═════ The input

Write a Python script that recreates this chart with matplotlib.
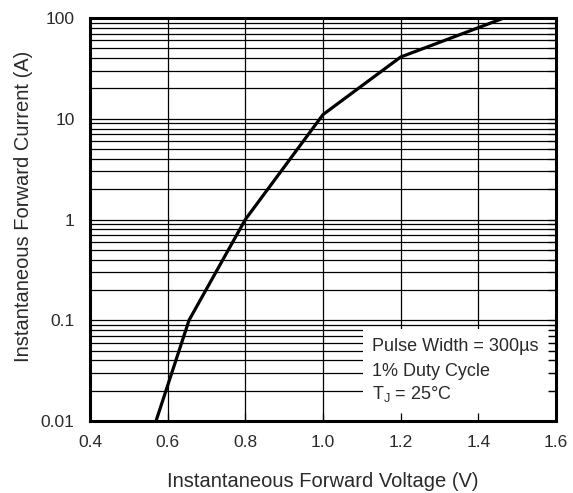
import numpy as np
import matplotlib.pyplot as plt
from matplotlib.ticker import LogLocator, FixedLocator, NullFormatter

# forward characteristic
voltage = [0.570, 0.655, 0.80, 1.00, 1.20, 1.466]
current = [0.01, 0.1, 1.0, 11.0, 41.0, 100.0]

x_ticks = [0.4, 0.6, 0.8, 1.0, 1.2, 1.4, 1.6]
x_labels = ['0.4', '0.6', '0.8', '1.0', '1.2', '1.4', '1.6']
y_ticks = [0.01, 0.1, 1, 10, 100]
y_labels = ['0.01', '0.1', '1', '10', '100']

note_lines = ['Pulse Width = 300\u00b5s', '1% Duty Cycle', 'T$_\\mathregular{J}$ = 25\u00b0C']

plt.rcParams['font.family'] = ['Liberation Sans', 'DejaVu Sans']

fig = plt.figure(figsize=(5.73, 4.93), dpi=100)
ax = fig.add_axes([90 / 573, 1 - 421 / 493, 466 / 573, 403 / 493])
ax.set_axisbelow(True)

ax.plot(voltage, current, color='black', linewidth=2.3, zorder=4)

ax.set_yscale('log')
ax.set_xlim(0.4, 1.6)
ax.set_ylim(0.01, 100)
ax.set_xticks(x_ticks)
ax.set_xticklabels(x_labels)
ax.set_yticks(y_ticks)
ax.set_yticklabels(y_labels)
ax.yaxis.set_minor_locator(LogLocator(base=10, subs=np.arange(2, 10)))
ax.yaxis.set_minor_formatter(NullFormatter())
ax.tick_params(axis='both', which='both', length=0, labelsize=12.5, colors='#2a2a2a')
ax.tick_params(axis='x', pad=10)
ax.tick_params(axis='y', pad=11)

ax.grid(True, which='major', axis='x', color='black', linewidth=0.9)
ax.grid(True, which='both', axis='y', color='black', linewidth=0.9)

for sp in ax.spines.values():
    sp.set_linewidth(2.2)
    sp.set_zorder(6)

ax.set_xlabel('Instantaneous Forward Voltage (V)', fontsize=14.5, color='#2a2a2a', labelpad=16)
ax.set_ylabel('Instantaneous Forward Current (A)', fontsize=14.5, color='#2a2a2a',
              labelpad=6, y=0.533)

# white note box that hides the grid
ax.add_patch(plt.Rectangle((0.585, 0.0), 0.40, 0.228, transform=ax.transAxes,
                           facecolor='white', edgecolor='none', zorder=3))
note_y = [0.186, 0.124, 0.067]
for line, yy in zip(note_lines, note_y):
    ax.text(0.605, yy, line, transform=ax.transAxes, fontsize=13,
            color='#2a2a2a', va='center', ha='left', zorder=5)

# tick stubs drawn over the box
tw = fig.add_axes(ax.get_position(), frameon=False)
tw.set_yscale('log')
tw.set_xlim(0.4, 1.6)
tw.set_ylim(0.01, 100)
tw.xaxis.set_major_locator(FixedLocator(x_ticks))
tw.yaxis.set_major_locator(FixedLocator(y_ticks))
tw.yaxis.set_minor_locator(LogLocator(base=10, subs=np.arange(2, 10)))
tw.tick_params(axis='both', which='both', direction='in', length=6, width=0.9,
               left=False, top=False, right=True, bottom=True,
               labelleft=False, labelbottom=False)
tw.yaxis.set_minor_formatter(NullFormatter())

fig.savefig('out.png', dpi=100)
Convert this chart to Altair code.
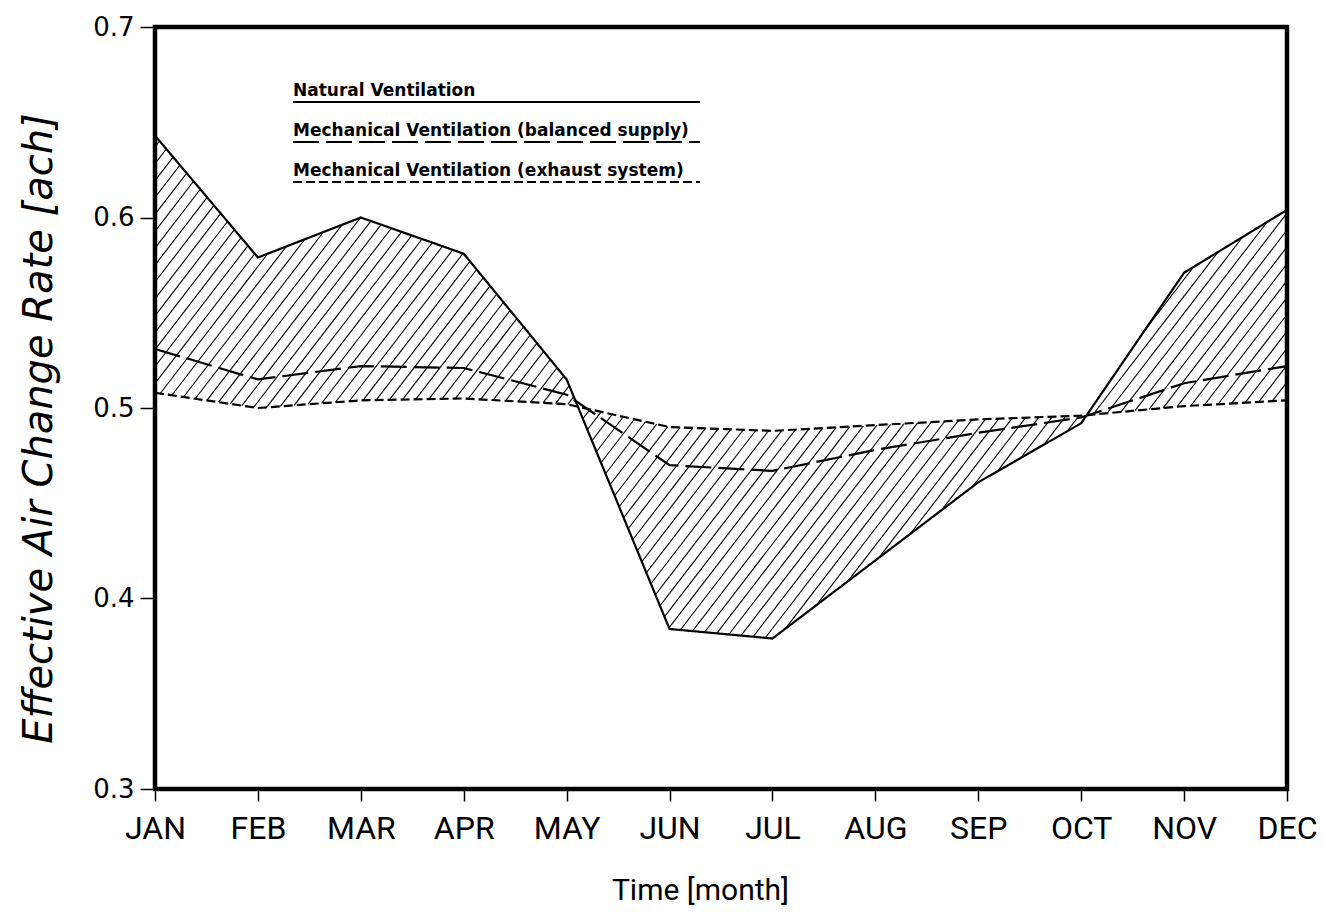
import math
import altair as alt
import pandas as pd

# Monthly effective air change rates [ach]
months = ["JAN", "FEB", "MAR", "APR", "MAY", "JUN", "JUL", "AUG", "SEP", "OCT", "NOV", "DEC"]
natural = [0.643, 0.579, 0.600, 0.581, 0.515, 0.384, 0.379, 0.420, 0.461, 0.492, 0.571, 0.604]
balanced = [0.531, 0.515, 0.522, 0.521, 0.507, 0.470, 0.467, 0.478, 0.487, 0.495, 0.513, 0.522]
exhaust = [0.508, 0.500, 0.504, 0.505, 0.502, 0.490, 0.488, 0.491, 0.494, 0.496, 0.501, 0.504]

series_names = [
    "Natural Ventilation",
    "Mechanical Ventilation (balanced supply)",
    "Mechanical Ventilation (exhaust system)",
]

W, H = 1132, 762
LEFT, TOP = 155, 27
Y_MIN, Y_MAX = 0.3, 0.7
FONT = "Roboto, sans-serif"

# ---- line data (long format)
rows = []
for name, vals in zip(series_names, [natural, balanced, exhaust]):
    for i, v in enumerate(vals):
        rows.append({"month": i, "rate": v, "series": name})
lines_df = pd.DataFrame(rows)

# ---- hatching between natural ventilation and exhaust system curves
px_month = W / (len(months) - 1)
px_value = H / (Y_MAX - Y_MIN)
SLOPE = 1.3      # rise/run of hatch strokes on screen
GAP = 13.0       # horizontal distance between strokes (px)
dc = GAP * SLOPE


def positive_part(g0, g1, x0, x1):
    """Sub-interval of [x0, x1] where a linear function (g0 at x0, g1 at x1) is >= 0."""
    if g0 >= 0 and g1 >= 0:
        return x0, x1
    if g0 < 0 and g1 < 0:
        return None
    xr = x0 + (x1 - x0) * g0 / (g0 - g1)
    return (x0, xr) if g0 >= 0 else (xr, x1)


hatch = []
for i in range(len(months) - 1):
    xa, xb = i * px_month, (i + 1) * px_month
    n0, n1 = (natural[i] - Y_MIN) * px_value, (natural[i + 1] - Y_MIN) * px_value
    e0, e1 = (exhaust[i] - Y_MIN) * px_value, (exhaust[i + 1] - Y_MIN) * px_value
    d0, d1 = n0 - e0, n1 - e1
    cuts = [0.0, 1.0]
    if d0 * d1 < 0:
        cuts = [0.0, d0 / (d0 - d1), 1.0]
    for t0, t1 in zip(cuts[:-1], cuts[1:]):
        X0, X1 = xa + t0 * (xb - xa), xa + t1 * (xb - xa)
        na, nb = n0 + t0 * (n1 - n0), n0 + t1 * (n1 - n0)
        ea, eb = e0 + t0 * (e1 - e0), e0 + t1 * (e1 - e0)
        lo0, hi0 = min(na, ea), max(na, ea)
        lo1, hi1 = min(nb, eb), max(nb, eb)
        c_lo = min(lo0 - SLOPE * X0, lo1 - SLOPE * X1)
        c_hi = max(hi0 - SLOPE * X0, hi1 - SLOPE * X1)
        for k in range(math.floor(c_lo / dc), math.ceil(c_hi / dc) + 1):
            c = k * dc
            h0, h1 = SLOPE * X0 + c, SLOPE * X1 + c
            r1 = positive_part(h0 - lo0, h1 - lo1, X0, X1)
            r2 = positive_part(hi0 - h0, hi1 - h1, X0, X1)
            if r1 is None or r2 is None:
                continue
            s, e = max(r1[0], r2[0]), min(r1[1], r2[1])
            if e - s < 0.3:
                continue
            hatch.append({
                "x": s / px_month, "y": Y_MIN + (SLOPE * s + c) / px_value,
                "x2": e / px_month, "y2": Y_MIN + (SLOPE * e + c) / px_value,
            })
hatch_df = pd.DataFrame(hatch)

x_scale = alt.Scale(domain=[0, len(months) - 1], nice=False, zero=False)
y_scale = alt.Scale(domain=[Y_MIN, Y_MAX], nice=False, zero=False)
month_expr = "[" + ",".join(f"'{m}'" for m in months) + "][datum.value]"

x_axis = alt.Axis(
    title="Time [month]", values=list(range(len(months))), labelExpr=month_expr,
    grid=False, domain=False, tickSize=12, tickWidth=1.5, tickColor="black",
    labelFont=FONT, labelFontSize=32, labelColor="black", labelPadding=12,
    labelFlush=False, labelBound=False, labelOverlap=False,
    titleFont=FONT, titleFontSize=30, titleColor="black", titleFontWeight="normal",
    titleX=545, titleY=110, titleBaseline="alphabetic", titleAnchor="middle", titleAlign="center",
)
y_axis = alt.Axis(
    title="Effective Air Change Rate [ach]", values=[0.3, 0.4, 0.5, 0.6, 0.7], format=".1f",
    grid=False, domain=False, tickSize=15, tickWidth=1.5, tickColor="black",
    labelFont="DejaVu Sans", labelFontSize=26, labelColor="black", labelPadding=6,
    titleFont="DejaVu Sans", titleFontSize=40, titleColor="black", titleFontWeight="normal",
    titleFontStyle="italic", titleX=-104, titleY=401, titleBaseline="alphabetic",
    titleAlign="center", titleAngle=270,
)

hatch_layer = alt.Chart(hatch_df).mark_rule(color="black", strokeWidth=1.1).encode(
    x=alt.X("x:Q", scale=x_scale, axis=x_axis),
    y=alt.Y("y:Q", scale=y_scale, axis=y_axis),
    x2="x2:Q",
    y2="y2:Q",
)

dash_range = [[1, 0], [26, 7], [9, 4]]
line_layer = alt.Chart(lines_df).mark_line(color="black", strokeWidth=2.2).encode(
    x=alt.X("month:Q", scale=x_scale),
    y=alt.Y("rate:Q", scale=y_scale),
    strokeDash=alt.StrokeDash("series:N", scale=alt.Scale(domain=series_names, range=dash_range), legend=None),
    detail="series:N",
)

# ---- key: label text with its line style drawn underneath
key_layers = []
key_x0, key_x1 = 293, 700
for j, (name, dash) in enumerate(zip(series_names, dash_range)):
    base = 96 + 40 * j
    key_layers.append(
        alt.Chart(alt.Data(values=[{}])).mark_text(
            align="left", baseline="alphabetic", font="DejaVu Sans", fontSize=17,
            fontWeight="bold", color="black",
        ).encode(x=alt.value(key_x0 - LEFT), y=alt.value(base - TOP), text=alt.value(name))
    )
    key_layers.append(
        alt.Chart(alt.Data(values=[{}])).mark_rule(color="black", strokeWidth=2.2, strokeDash=dash).encode(
            x=alt.value(key_x0 - LEFT), x2=alt.value(key_x1 - LEFT), y=alt.value(base + 6 - TOP)
        )
    )

chart = alt.layer(hatch_layer, line_layer, *key_layers).properties(
    width=W, height=H,
    autosize=alt.AutoSizeParams(type="none"),
    padding={"left": LEFT, "top": TOP, "right": 1324 - LEFT - W, "bottom": 914 - TOP - H},
    background="white",
).configure_view(stroke="black", strokeWidth=4.5)

chart.save("out.html", embed_options={"renderer": "svg", "actions": False})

══════════

**Task to complete**
Nothing but the lines from the one containing "Convert this chart to Altair code." through the one containing "import pandas as pd" should be echoed, each exactly as it stands; pictures are excluded.

**Output of the task**
Convert this chart to Altair code.
import math
import altair as alt
import pandas as pd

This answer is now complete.